In principle, nuclear fusion can rely on alternative fusion cycles. The deuterium-deuterium (D-D) cycle generates a mix of tritium and helium-3 and ignites at a higher temperature than the deuterium-tritium (D-T) cycle. The neutronicity of the D-D process is slightly better, but not much. Too many neutrons damage the containment vessel, and reduce its useful lifetime. Processes with very low neutronicity, known as aneutronic fusion such as the proton-Boron or the deuterium-helium-3 process, either ignite at temperatures (over 1 billion Kelvin) that will remain out of reach for many decades yet or require helium-3 that is rather scarce on Earth (it is abundant on the Moon, however). This has not stopped a small company TAE Technologies in California from trying to design a prototype that uses the proton-boron cycle, which only produces three helium nuclei. Not much is known about the company's progress, and it has not reached break-even fusion yet.
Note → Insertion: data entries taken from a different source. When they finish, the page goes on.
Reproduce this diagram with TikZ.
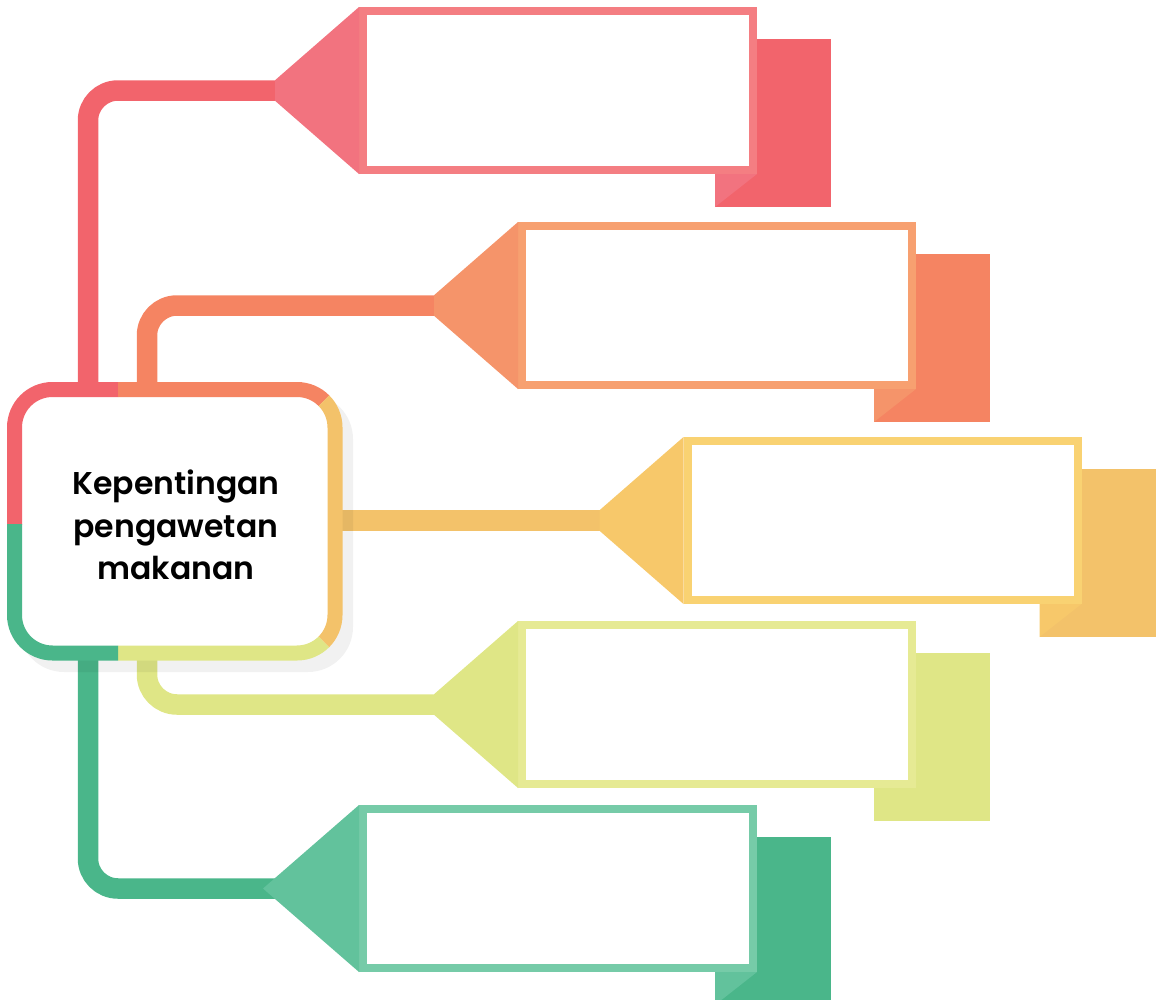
\documentclass[tikz,border=0pt]{standalone}
\usepackage{fontspec}
\setmainfont{Poppins}[BoldFont={Poppins SemiBold}]
\usetikzlibrary{calc}
\definecolor{r1}{HTML}{F2646C}\definecolor{r2}{HTML}{F2737F}\definecolor{r3}{HTML}{F47E82}
\definecolor{o1}{HTML}{F58462}\definecolor{o2}{HTML}{F5946A}\definecolor{o3}{HTML}{F7A070}
\definecolor{y1}{HTML}{F3C26A}\definecolor{y2}{HTML}{F7C86A}\definecolor{y3}{HTML}{F9D272}
\definecolor{l1}{HTML}{DFE686}\definecolor{l2}{HTML}{DFE686}\definecolor{l3}{HTML}{E6EA94}
\definecolor{g1}{HTML}{4AB68A}\definecolor{g2}{HTML}{62C29C}\definecolor{g3}{HTML}{76CBA8}
\begin{document}
\begin{tikzpicture}[x=1pt,y=-1pt,
  conn/.style={line width=20.5pt, rounded corners=30pt},
  textbox/.style={draw, line width=8pt, fill=white, minimum width=390pt, minimum height=159pt, inner sep=0pt},
  hubline/.style={line width=15pt, rounded corners=38pt}]
\useasboundingbox (0,0) rectangle (1157,999);

% boxes as nodes (positions)
\path node[textbox, draw=none, fill=none] (b1) at (558,90.5) {}
      node[textbox, draw=none, fill=none] (b2) at (717,305.5) {}
      node[textbox, draw=none, fill=none] (b3) at (882.5,520.5) {}
      node[textbox, draw=none, fill=none] (b4) at (717,704.5) {}
      node[textbox, draw=none, fill=none] (b5) at (558,888.5) {};

% connector end points
\coordinate (b1tip) at ($(b1.west)+(-84,0)$);
\coordinate (b2tip) at ($(b2.west)+(-84,0)$);
\coordinate (b3tip) at ($(b3.west)+(-84,0)$);
\coordinate (b4tip) at ($(b4.west)+(-84,0)$);
\coordinate (b5tip) at ($(b5.west)+(-84,0)$);
\coordinate (b5point) at ($(b5.west)+(-96,0)$);

\coordinate (h1) at (88,382);
\coordinate (h2) at (147,382);
\coordinate (h3) at (335,520.5);
\coordinate (h4) at (147,660);
\coordinate (h5) at (88,660);

% backs, folds and boxes
\foreach \b/\ca/\cb/\cc in {b1/r1/r2/r3, b2/o1/o2/o3, b3/y1/y2/y3, b4/l1/l2/l3, b5/g1/g2/g3}{
  \fill[\ca] ($(\b.north east)+(-42,32)$) rectangle ($(\b.south east)+(74,33)$);
  \fill[\cb] ($(\b.south east)+(-42,0)$) -- (\b.south east) -- ($(\b.south east)+(-42,33)$) -- cycle;
  \node[textbox, draw=\cc] at (\b) {};
}

% connectors
\draw[conn, r1] (h1) -- (h1 |- b1tip) -- (b1tip);
\draw[conn, o1] (h2) -- (h2 |- b2tip) -- (b2tip);
\draw[conn, y1] (h3) -- (b3tip);
\draw[conn, l1] (h4) -- (h4 |- b4tip) -- (b4tip);
\draw[conn, g1] (h5) -- (h5 |- b5tip) -- (b5tip);

% funnels
\foreach \b/\cb in {b1/r2, b2/o2, b3/y2, b4/l2}{
  \fill[\cb] ($(\b tip)+(0,-10.25)$) -- (\b.north west) -- (\b.south west) -- ($(\b tip)+(0,10.25)$) -- cycle;
}
\fill[g2] (b5point) -- (b5.north west) -- (b5.south west) -- cycle;

% shadow
\fill[black, opacity=0.055, rounded corners=45pt] (19,394) rectangle (353,672);

% hub
\fill[white, rounded corners=38pt] (14.5,389.5) rectangle (335,653);
\begin{scope}
  \clip (0,370) rectangle (118,524);
  \draw[hubline, r1] (14.5,389.5) rectangle (335,653);
\end{scope}
\begin{scope}
  \clip (118,370) -- (354.5,370) -- (250,474.5) -- (118,474.5) -- cycle;
  \draw[hubline, o1] (14.5,389.5) rectangle (335,653);
\end{scope}
\begin{scope}
  \clip (354.5,370) -- (400,370) -- (400,680) -- (362,680) -- (250,568) -- (250,474.5) -- cycle;
  \draw[hubline, y1] (14.5,389.5) rectangle (335,653);
\end{scope}
\begin{scope}
  \clip (118,568) -- (250,568) -- (362,680) -- (118,680) -- cycle;
  \draw[hubline, l1] (14.5,389.5) rectangle (335,653);
\end{scope}
\begin{scope}
  \clip (0,524) rectangle (118,680);
  \draw[hubline, g1] (14.5,389.5) rectangle (335,653);
\end{scope}
\node[align=center, font=\fontsize{31.5}{42.5}\selectfont\bfseries, inner sep=0pt] (hub) at (176,525) {Kepentingan\\pengawetan\\makanan};
\end{tikzpicture}
\end{document}
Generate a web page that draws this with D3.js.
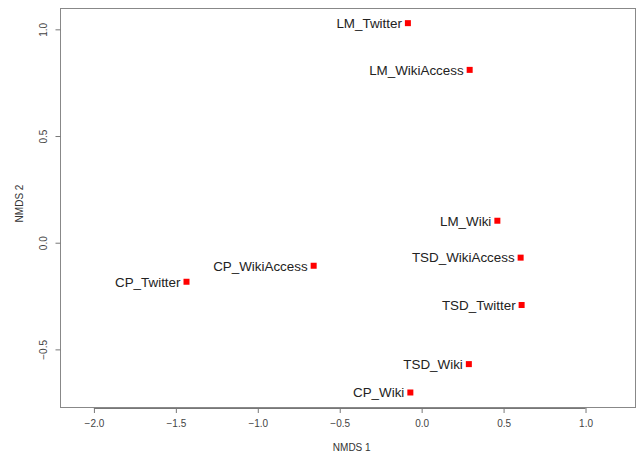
<!DOCTYPE html>
<html>
<head>
<meta charset="utf-8">
<script src="https://cdn.jsdelivr.net/npm/d3@7"></script>
<style>
  body { margin: 0; background: #fff; }
  svg { display: block; font-family: "Liberation Sans", Arial, sans-serif; }
  .tick text { fill: #444; font-size: 10px; }
  .tick line, .domain { stroke: #777; }
  .pointLabel { fill: #222; font-size: 13.4px; }
  .axisTitle { fill: #333; font-size: 10px; }
</style>
</head>
<body>
<div id="nmds"></div>
<script>
// sites in NMDS space
const labels = ["LM_Twitter", "LM_WikiAccess", "LM_Wiki", "TSD_WikiAccess", "TSD_Twitter",
                "TSD_Wiki", "CP_Wiki", "CP_WikiAccess", "CP_Twitter"];
const nmds1 = [-0.084, 0.293, 0.462, 0.604, 0.610, 0.288, -0.069, -0.659, -1.435];
const nmds2 = [1.029, 0.810, 0.103, -0.070, -0.292, -0.569, -0.702, -0.108, -0.183];
const xTicks = [-2.0, -1.5, -1.0, -0.5, 0.0, 0.5, 1.0];
const yTicks = [-0.5, 0.0, 0.5, 1.0];

let margin = {top: 8, right: 0.5, bottom: 48, left: 60},
    width = 636 - margin.left - margin.right,
    height = 455 - margin.top - margin.bottom;

let svg = d3.select("#nmds")
    .append("svg")
    .attr("width", 636)
    .attr("height", 455)
    .append("g")
    .attr("transform", `translate(${margin.left}, ${margin.top})`);

let x = d3.scaleLinear()
    .domain([-2.207, 1.305])
    .range([0, width]);
let y = d3.scaleLinear()
    .domain([-0.770, 1.100])
    .range([height, 0]);

// plot box
svg.append("rect")
    .attr("x", 0.5)
    .attr("y", 0.5)
    .attr("width", width - 0.5)
    .attr("height", height)
    .style("fill", "none")
    .style("stroke", "#888");

// x axis (R style, line spans only the ticks)
let xAxis = svg.append("g")
    .attr("transform", `translate(0, ${height + 1})`)
    .call(d3.axisBottom(x).tickValues(xTicks).tickSize(5).tickPadding(7)
        .tickSizeOuter(0).tickFormat(d3.format(".1f")));
xAxis.select(".domain").remove();
xAxis.append("line")
    .attr("x1", x(xTicks[0])).attr("x2", x(xTicks[xTicks.length - 1]))
    .attr("y1", 0.5).attr("y2", 0.5)
    .style("stroke", "#777");

// y axis with rotated labels
let yAxis = svg.append("g")
    .attr("transform", "translate(0.5, 0)")
    .call(d3.axisLeft(y).tickValues(yTicks).tickSize(5).tickSizeOuter(0)
        .tickFormat(d3.format(".1f")));
yAxis.select(".domain").remove();
yAxis.selectAll(".tick text")
    .attr("x", 0)
    .attr("dy", 0)
    .attr("text-anchor", "middle")
    .attr("transform", "translate(-14, 0) rotate(-90)");

// axis titles
svg.append("text")
    .attr("class", "axisTitle")
    .attr("text-anchor", "middle")
    .attr("x", width / 2 + 4)
    .attr("y", height + 44)
    .text("NMDS 1");
svg.append("text")
    .attr("class", "axisTitle")
    .attr("text-anchor", "middle")
    .attr("transform", `translate(-37, ${height / 2 - 4}) rotate(-90)`)
    .text("NMDS 2");

let idx = d3.range(labels.length);

// points
svg.selectAll(".site")
    .data(idx)
    .join("rect")
    .attr("class", "site")
    .attr("x", i => x(nmds1[i]) - 3)
    .attr("y", i => y(nmds2[i]) - 3)
    .attr("width", 6)
    .attr("height", 6)
    .style("fill", "#ff0000");

// labels
svg.selectAll(".pointLabel")
    .data(idx)
    .join("text")
    .attr("class", "pointLabel")
    .attr("text-anchor", "end")
    .attr("x", i => x(nmds1[i]) - 6)
    .attr("y", i => y(nmds2[i]))
    .attr("dy", "0.36em")
    .text(i => labels[i]);
</script>
</body>
</html>
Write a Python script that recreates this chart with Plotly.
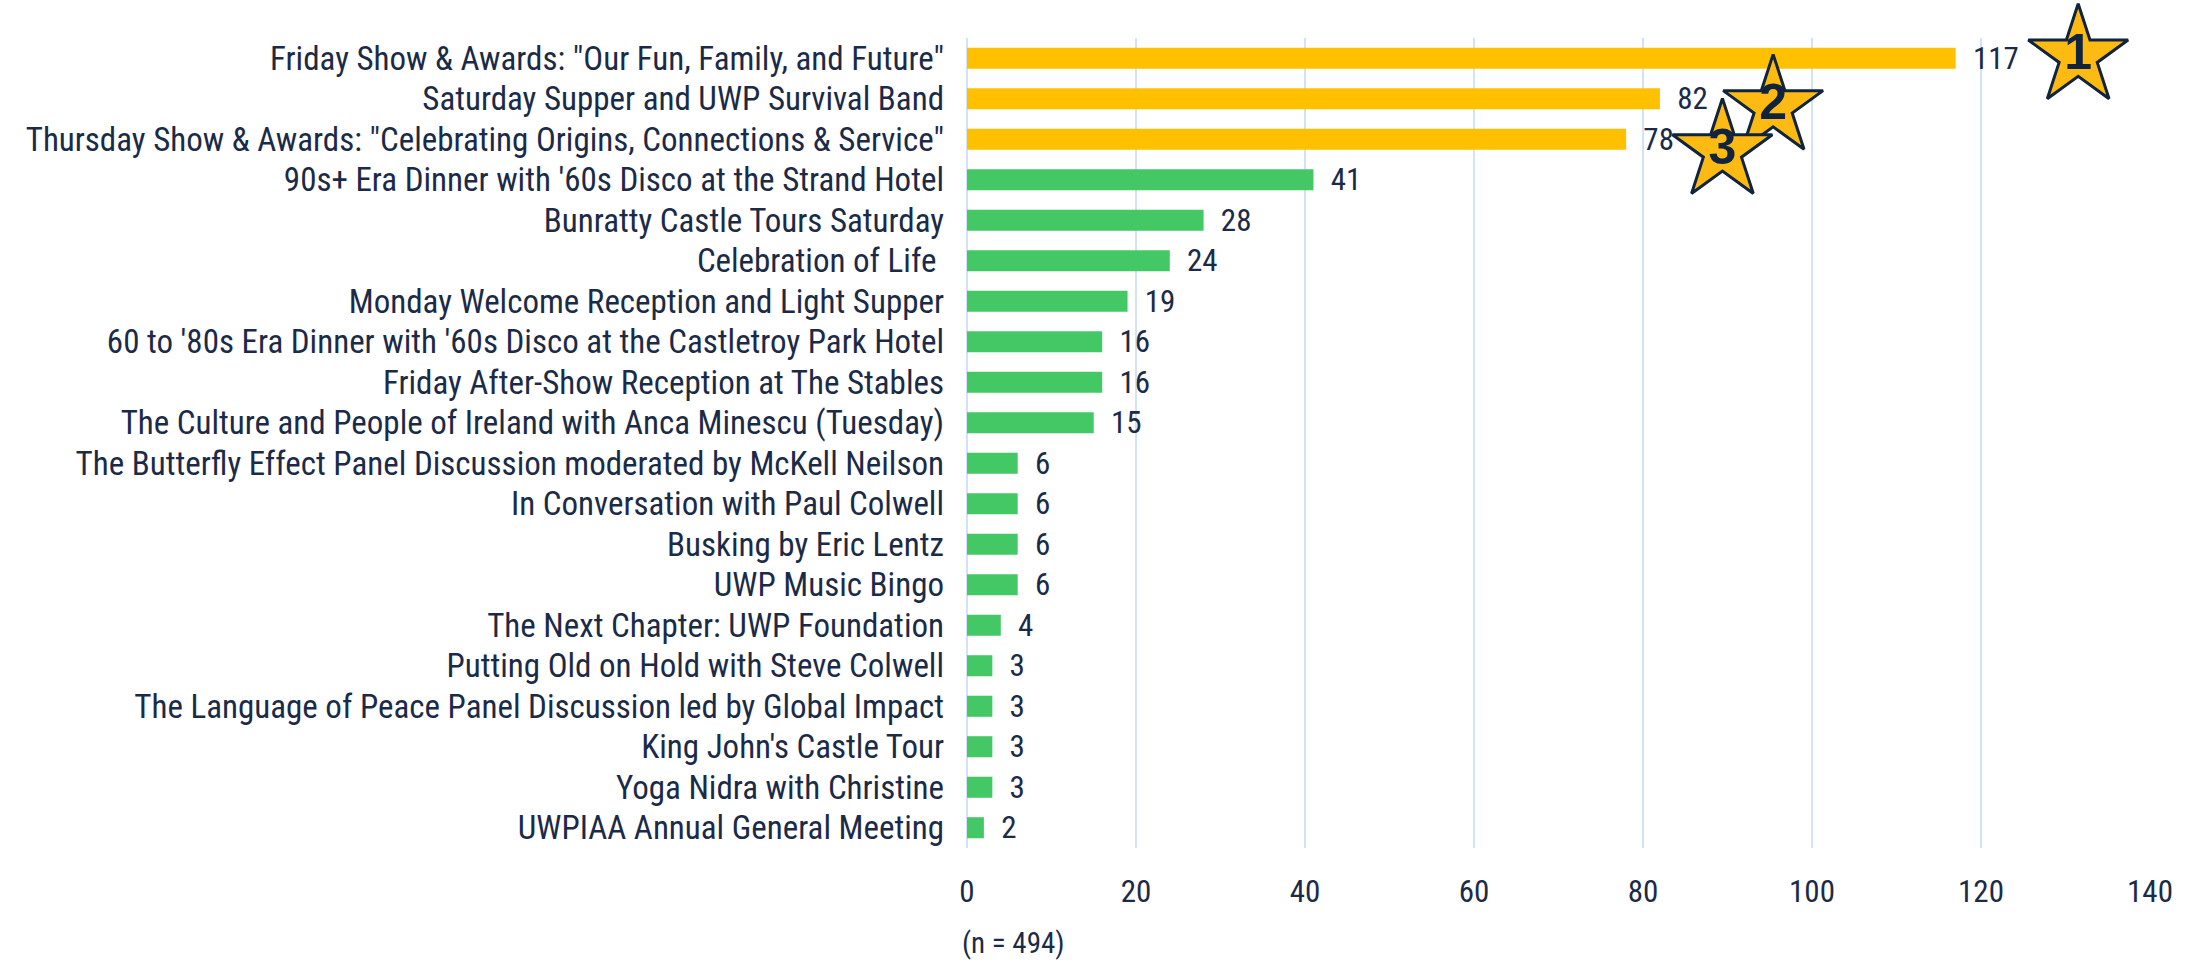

What does all of the above imply for public policy? In terms of devoting precious research dollars, nuclear fusion is a long shot. There is no realistic prospect that nuclear fusion will become commercially viable any time before 2050. ITER and its national cousins, such as Germany's Wendelstein 7-X or Britain's recently-proposed STEP, will require massive public funding for decades to come. A case can be made for such long-term research projects, but it remains basic rather than applied research. The huge capital needs for the ITER project stretch even the budget constraints of the United States Department of Energy. To deal with our worsening climate crisis, investments are needed into renewable energy and into a smarter electricity grid. There is no shortage of investment needs, and unlike nuclear fusion, they have an attractive return on investment.